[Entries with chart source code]

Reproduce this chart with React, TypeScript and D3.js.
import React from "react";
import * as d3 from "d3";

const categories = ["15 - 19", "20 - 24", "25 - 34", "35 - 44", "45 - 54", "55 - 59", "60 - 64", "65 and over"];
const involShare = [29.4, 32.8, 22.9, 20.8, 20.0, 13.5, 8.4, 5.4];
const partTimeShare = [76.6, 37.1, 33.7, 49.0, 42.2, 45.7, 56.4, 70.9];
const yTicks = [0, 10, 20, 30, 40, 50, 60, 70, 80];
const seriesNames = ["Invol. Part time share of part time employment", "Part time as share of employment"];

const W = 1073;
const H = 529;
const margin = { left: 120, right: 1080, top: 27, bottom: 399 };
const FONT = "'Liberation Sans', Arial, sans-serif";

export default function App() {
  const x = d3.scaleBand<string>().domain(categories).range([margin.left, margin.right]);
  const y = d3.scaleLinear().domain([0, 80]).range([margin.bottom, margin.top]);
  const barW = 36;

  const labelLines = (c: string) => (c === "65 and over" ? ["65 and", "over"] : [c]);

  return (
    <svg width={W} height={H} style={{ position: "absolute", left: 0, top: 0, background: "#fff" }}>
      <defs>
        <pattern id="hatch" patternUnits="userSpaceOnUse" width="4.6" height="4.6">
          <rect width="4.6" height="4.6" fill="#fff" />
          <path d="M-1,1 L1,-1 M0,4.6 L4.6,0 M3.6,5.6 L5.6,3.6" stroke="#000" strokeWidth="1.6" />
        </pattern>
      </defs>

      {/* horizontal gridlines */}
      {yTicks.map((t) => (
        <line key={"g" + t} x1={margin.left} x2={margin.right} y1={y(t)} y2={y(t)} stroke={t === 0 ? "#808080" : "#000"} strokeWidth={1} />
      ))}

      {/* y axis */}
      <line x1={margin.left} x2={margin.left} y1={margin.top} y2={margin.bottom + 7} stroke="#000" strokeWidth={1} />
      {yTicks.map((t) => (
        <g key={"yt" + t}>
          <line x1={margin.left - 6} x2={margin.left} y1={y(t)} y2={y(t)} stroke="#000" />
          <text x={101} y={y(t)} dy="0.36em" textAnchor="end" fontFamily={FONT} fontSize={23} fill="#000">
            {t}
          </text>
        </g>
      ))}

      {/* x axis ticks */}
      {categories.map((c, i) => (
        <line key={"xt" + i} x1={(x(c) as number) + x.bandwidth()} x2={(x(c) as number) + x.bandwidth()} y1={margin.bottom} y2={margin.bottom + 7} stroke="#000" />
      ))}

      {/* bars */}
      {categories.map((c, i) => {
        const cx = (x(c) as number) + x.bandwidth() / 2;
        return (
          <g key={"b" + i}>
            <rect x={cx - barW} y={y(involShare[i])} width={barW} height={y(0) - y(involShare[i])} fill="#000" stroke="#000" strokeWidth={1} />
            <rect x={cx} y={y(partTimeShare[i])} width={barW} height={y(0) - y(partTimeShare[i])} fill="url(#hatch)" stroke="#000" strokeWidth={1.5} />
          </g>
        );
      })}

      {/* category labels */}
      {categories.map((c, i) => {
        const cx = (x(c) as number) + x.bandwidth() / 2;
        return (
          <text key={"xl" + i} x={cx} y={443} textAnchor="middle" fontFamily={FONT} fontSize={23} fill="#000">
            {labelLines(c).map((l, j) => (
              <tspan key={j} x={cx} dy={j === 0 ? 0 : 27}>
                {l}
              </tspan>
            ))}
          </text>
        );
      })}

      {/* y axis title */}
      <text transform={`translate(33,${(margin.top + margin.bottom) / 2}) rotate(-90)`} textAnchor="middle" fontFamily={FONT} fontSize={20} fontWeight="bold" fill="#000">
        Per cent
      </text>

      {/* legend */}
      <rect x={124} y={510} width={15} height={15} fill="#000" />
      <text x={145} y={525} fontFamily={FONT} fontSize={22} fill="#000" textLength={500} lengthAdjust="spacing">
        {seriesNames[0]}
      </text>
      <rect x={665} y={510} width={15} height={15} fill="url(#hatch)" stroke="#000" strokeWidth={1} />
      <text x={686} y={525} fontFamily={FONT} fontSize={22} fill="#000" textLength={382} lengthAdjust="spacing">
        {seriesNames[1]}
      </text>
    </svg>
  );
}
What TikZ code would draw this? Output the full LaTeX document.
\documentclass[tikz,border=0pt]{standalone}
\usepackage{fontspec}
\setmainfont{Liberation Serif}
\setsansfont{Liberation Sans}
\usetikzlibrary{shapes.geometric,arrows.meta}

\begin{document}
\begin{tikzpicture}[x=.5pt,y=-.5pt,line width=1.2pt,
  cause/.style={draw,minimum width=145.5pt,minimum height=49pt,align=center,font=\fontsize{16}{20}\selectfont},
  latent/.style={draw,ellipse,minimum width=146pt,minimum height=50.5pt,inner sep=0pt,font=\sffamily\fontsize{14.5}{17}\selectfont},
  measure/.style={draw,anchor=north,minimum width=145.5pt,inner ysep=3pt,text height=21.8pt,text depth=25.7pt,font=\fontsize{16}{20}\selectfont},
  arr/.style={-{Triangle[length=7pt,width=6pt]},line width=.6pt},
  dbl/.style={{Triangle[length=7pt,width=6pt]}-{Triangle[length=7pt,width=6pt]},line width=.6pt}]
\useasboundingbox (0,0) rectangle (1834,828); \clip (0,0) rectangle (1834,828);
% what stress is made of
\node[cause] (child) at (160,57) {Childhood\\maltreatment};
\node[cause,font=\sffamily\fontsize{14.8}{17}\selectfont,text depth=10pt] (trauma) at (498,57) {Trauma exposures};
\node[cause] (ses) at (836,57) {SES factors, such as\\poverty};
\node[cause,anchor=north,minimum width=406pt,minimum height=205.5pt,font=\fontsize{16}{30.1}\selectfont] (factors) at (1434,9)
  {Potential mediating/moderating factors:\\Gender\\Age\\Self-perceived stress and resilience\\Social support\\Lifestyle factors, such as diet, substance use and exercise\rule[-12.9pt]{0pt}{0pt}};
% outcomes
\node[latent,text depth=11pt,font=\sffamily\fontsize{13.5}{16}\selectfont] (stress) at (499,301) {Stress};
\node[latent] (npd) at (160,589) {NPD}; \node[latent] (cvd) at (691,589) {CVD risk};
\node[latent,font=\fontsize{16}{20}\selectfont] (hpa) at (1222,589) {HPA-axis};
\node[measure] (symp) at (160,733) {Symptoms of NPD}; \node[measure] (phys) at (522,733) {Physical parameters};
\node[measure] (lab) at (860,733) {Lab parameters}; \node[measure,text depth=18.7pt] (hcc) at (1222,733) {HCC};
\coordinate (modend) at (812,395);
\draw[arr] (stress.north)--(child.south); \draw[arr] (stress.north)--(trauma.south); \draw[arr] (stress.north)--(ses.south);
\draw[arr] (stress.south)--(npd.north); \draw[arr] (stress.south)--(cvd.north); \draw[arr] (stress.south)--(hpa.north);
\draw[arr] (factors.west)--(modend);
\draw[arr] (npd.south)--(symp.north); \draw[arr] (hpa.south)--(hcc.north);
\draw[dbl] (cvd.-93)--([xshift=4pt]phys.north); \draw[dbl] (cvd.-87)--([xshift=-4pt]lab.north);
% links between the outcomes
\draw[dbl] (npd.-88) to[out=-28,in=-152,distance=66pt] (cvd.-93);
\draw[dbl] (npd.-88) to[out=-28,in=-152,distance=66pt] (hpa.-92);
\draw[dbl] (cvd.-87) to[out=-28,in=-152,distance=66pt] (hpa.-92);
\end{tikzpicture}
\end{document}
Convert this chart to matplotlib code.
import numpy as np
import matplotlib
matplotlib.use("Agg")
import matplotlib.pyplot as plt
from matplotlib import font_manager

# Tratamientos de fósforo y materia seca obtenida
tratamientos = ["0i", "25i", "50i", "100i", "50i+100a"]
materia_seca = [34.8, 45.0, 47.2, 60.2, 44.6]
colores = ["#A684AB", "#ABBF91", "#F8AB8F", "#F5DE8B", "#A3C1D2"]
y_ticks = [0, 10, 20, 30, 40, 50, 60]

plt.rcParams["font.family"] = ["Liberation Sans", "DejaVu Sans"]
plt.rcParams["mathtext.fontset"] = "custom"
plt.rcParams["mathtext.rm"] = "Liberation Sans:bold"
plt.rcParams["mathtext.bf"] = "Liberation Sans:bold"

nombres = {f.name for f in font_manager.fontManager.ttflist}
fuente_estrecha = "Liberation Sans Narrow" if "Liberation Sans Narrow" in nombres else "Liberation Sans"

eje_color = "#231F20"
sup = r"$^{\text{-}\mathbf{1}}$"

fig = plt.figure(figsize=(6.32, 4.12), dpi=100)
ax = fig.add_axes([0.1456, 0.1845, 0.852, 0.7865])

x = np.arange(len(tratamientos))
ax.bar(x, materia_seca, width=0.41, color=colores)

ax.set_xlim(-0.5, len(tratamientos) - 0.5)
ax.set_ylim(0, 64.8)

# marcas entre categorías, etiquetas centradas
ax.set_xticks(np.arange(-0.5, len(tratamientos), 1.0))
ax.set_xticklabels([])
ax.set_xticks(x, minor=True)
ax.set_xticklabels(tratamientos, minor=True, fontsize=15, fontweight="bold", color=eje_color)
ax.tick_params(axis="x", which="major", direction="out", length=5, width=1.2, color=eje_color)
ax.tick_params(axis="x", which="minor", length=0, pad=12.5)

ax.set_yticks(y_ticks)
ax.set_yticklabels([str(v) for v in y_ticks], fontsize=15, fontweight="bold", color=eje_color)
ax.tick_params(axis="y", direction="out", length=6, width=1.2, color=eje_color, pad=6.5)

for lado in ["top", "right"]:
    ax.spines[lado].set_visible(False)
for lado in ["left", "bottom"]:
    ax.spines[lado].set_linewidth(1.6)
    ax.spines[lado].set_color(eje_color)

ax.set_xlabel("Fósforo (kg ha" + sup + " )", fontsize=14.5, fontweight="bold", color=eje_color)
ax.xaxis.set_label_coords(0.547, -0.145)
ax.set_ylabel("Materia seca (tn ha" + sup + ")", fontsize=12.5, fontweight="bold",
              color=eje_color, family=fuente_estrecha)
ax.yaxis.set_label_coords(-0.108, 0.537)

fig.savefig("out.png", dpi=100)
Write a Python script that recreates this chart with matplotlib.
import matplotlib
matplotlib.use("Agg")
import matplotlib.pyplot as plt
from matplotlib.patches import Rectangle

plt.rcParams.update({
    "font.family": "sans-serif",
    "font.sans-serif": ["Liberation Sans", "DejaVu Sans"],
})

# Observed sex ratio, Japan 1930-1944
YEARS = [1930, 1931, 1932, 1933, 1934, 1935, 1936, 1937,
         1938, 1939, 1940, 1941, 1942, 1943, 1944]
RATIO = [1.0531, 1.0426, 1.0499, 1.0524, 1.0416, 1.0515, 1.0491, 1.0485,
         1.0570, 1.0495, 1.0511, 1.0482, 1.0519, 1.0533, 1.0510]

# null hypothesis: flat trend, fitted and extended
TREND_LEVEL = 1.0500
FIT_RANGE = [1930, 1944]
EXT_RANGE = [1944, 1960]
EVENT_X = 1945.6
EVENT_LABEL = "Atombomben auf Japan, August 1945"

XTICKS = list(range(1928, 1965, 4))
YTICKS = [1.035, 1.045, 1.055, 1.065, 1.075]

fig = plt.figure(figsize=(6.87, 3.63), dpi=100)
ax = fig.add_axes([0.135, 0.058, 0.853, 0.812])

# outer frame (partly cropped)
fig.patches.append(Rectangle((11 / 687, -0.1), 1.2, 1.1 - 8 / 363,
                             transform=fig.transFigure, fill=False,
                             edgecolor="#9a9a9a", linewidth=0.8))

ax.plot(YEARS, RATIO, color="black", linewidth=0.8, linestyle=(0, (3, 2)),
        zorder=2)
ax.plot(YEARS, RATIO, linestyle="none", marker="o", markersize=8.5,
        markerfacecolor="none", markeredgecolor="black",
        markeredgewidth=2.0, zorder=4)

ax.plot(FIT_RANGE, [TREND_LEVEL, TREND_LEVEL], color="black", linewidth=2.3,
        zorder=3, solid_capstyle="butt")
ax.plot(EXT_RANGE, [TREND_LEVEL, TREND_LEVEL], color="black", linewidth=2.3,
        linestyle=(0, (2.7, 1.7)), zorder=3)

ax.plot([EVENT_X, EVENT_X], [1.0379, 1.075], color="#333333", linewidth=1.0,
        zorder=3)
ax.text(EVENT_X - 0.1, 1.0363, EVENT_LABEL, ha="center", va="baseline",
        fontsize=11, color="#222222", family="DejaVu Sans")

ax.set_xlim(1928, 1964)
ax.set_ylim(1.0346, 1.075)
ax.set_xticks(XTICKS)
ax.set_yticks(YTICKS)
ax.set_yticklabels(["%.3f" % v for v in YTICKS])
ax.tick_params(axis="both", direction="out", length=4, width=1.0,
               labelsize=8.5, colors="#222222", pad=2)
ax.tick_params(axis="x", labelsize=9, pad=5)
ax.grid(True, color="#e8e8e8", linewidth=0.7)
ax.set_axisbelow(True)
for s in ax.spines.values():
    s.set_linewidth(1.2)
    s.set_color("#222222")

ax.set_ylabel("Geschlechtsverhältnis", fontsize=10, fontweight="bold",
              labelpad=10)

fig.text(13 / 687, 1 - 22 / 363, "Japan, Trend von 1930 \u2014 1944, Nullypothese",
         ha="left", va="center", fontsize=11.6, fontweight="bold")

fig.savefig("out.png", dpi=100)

* _DIRECTIONS_: Give back, exactly as written, each line from the one that contains "Convert this chart to matplotlib code." through the one that contains "width=1.2, color=eje_color, pad=6.5)".

* _ANSWER BELOW_:
Convert this chart to matplotlib code.
import numpy as np
import matplotlib
matplotlib.use("Agg")
import matplotlib.pyplot as plt
from matplotlib import font_manager

# Tratamientos de fósforo y materia seca obtenida
tratamientos = ["0i", "25i", "50i", "100i", "50i+100a"]
materia_seca = [34.8, 45.0, 47.2, 60.2, 44.6]
colores = ["#A684AB", "#ABBF91", "#F8AB8F", "#F5DE8B", "#A3C1D2"]
y_ticks = [0, 10, 20, 30, 40, 50, 60]

plt.rcParams["font.family"] = ["Liberation Sans", "DejaVu Sans"]
plt.rcParams["mathtext.fontset"] = "custom"
plt.rcParams["mathtext.rm"] = "Liberation Sans:bold"
plt.rcParams["mathtext.bf"] = "Liberation Sans:bold"

nombres = {f.name for f in font_manager.fontManager.ttflist}
fuente_estrecha = "Liberation Sans Narrow" if "Liberation Sans Narrow" in nombres else "Liberation Sans"

eje_color = "#231F20"
sup = r"$^{\text{-}\mathbf{1}}$"

fig = plt.figure(figsize=(6.32, 4.12), dpi=100)
ax = fig.add_axes([0.1456, 0.1845, 0.852, 0.7865])

x = np.arange(len(tratamientos))
ax.bar(x, materia_seca, width=0.41, color=colores)

ax.set_xlim(-0.5, len(tratamientos) - 0.5)
ax.set_ylim(0, 64.8)

# marcas entre categorías, etiquetas centradas
ax.set_xticks(np.arange(-0.5, len(tratamientos), 1.0))
ax.set_xticklabels([])
ax.set_xticks(x, minor=True)
ax.set_xticklabels(tratamientos, minor=True, fontsize=15, fontweight="bold", color=eje_color)
ax.tick_params(axis="x", which="major", direction="out", length=5, width=1.2, color=eje_color)
ax.tick_params(axis="x", which="minor", length=0, pad=12.5)

ax.set_yticks(y_ticks)
ax.set_yticklabels([str(v) for v in y_ticks], fontsize=15, fontweight="bold", color=eje_color)
ax.tick_params(axis="y", direction="out", length=6, width=1.2, color=eje_color, pad=6.5)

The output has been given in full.